A Ghanaian food vendor in Atlantic Canada has been forced out of her market stall. 

A native of Apam and Accra, Mary Nkrumah, who immigrated to Canada in 2008, currently sells prepared foods like jollof rice, red red, and groundnut soup at the Halifax Seaport Market in Nova Scotia.

Mrs. Nkrumah has many loyal customers, and her shop is located on a part of the market with several other popular food vendors from India, Turkey, Poland and the Caribbean.

But all of the international cuisine vendors have been told to pack their goods and move to a remote balcony in the market where their sales will dwindle to only a fraction of what they make today.

They have expressed their dissatisfaction with the move to the management, but were told that the ground floor of the market is being reserved for farmers only.

“Moving us is unfair because we have been here for years, and now they are putting new people in our spaces,” says Nkrumah, who has pointed out that saving the market for farmers basically means saving it for white people because there are no black or immigrant farmers in Nova Scotia.

Nkrumah states that Canada is not a racist country, but that sometimes decisions are made that exclude immigrants.  Over the past year, two vendors, one from Egypt and one from India, were dismissed from the market, creating a climate of fear amongst the immigrant vendors.

Most are afraid to speak to reporters for fear they may lose their market stall.

“Management has to be sensitive to this.  A place like Halifax will not be white forever because thousands of immigrants move here every year from Africa, Asia and the Middle East.”

The current administration of the Halifax Seaport Market has stated that it is not their intention to relocate any vendor based on ethnicity.

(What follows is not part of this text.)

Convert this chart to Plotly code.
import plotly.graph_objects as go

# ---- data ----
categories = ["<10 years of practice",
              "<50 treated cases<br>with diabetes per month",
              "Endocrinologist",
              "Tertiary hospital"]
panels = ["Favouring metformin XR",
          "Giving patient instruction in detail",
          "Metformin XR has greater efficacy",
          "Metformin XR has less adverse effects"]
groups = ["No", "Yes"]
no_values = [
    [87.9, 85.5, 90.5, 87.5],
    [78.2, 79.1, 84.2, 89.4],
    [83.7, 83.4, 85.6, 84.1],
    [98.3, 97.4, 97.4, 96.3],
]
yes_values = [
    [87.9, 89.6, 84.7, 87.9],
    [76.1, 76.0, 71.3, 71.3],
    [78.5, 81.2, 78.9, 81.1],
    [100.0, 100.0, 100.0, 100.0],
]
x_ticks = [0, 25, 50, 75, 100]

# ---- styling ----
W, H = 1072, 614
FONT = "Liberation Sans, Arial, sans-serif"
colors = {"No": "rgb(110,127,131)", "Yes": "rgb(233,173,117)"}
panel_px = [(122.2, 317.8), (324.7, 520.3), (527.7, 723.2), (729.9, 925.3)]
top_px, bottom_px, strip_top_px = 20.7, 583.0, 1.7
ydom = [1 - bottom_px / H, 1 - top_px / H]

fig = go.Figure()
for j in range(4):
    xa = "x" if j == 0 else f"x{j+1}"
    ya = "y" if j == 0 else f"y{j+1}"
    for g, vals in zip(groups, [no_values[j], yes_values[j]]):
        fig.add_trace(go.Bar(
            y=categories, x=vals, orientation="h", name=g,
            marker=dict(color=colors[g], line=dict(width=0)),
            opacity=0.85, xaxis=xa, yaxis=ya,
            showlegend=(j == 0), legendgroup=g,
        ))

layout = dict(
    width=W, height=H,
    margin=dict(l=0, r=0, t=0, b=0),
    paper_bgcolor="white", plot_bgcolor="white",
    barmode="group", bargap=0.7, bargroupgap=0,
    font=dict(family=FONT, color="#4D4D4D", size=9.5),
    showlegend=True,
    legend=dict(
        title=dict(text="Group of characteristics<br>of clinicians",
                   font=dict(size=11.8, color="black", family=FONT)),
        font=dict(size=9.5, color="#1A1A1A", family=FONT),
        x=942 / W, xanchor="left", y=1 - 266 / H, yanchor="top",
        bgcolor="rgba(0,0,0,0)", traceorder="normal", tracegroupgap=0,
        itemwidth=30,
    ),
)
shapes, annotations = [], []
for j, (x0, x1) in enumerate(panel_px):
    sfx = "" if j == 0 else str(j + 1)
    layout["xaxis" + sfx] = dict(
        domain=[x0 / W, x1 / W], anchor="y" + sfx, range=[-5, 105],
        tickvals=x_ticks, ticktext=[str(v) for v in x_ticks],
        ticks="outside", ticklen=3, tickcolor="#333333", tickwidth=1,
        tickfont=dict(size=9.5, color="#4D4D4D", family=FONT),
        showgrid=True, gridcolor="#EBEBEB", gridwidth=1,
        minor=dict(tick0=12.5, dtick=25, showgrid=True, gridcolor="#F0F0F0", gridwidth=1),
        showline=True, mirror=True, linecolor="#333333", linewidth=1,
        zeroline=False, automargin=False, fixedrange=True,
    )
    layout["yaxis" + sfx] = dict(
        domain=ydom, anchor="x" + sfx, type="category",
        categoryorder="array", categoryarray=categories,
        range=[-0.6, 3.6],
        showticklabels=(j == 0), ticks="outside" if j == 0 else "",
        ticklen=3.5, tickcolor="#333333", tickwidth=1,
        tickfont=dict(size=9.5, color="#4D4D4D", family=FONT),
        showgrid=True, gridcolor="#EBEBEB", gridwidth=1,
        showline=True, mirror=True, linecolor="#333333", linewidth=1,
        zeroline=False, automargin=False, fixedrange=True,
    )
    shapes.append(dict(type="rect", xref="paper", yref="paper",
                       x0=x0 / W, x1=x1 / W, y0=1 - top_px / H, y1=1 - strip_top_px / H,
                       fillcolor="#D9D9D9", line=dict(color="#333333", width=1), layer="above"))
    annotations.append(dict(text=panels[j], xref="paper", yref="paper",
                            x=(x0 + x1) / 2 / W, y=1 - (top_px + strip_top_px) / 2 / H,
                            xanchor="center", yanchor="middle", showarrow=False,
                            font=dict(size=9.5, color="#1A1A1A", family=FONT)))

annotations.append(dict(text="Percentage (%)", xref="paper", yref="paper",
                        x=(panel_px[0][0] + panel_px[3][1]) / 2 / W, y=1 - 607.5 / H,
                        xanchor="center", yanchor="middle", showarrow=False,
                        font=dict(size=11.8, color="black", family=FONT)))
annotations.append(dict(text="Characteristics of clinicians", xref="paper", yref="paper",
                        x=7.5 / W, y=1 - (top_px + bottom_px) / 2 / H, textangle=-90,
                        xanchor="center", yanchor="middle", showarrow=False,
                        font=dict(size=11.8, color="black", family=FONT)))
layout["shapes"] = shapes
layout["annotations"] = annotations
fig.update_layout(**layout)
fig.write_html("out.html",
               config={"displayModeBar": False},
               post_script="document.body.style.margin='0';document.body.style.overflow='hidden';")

However, the result of the move will mean that one corner of the Balcony Floor will become an ethnic food court.

Nkrumah states that the immigrant vendors take fewer vacations than permanent vendors and always buy meats and vegetables from farmers in the market.

They also bring in new Canadians to the market, who may not otherwise feel comfortable in a place that tends to be dominated by white farmers and vendors.

“I love Halifax and Nova Scotia, but things have to change.  In the old days in Nova Scotia, they made black people sit in the balcony at the movie theatre.  I don’t want that sort of thing to happen again.”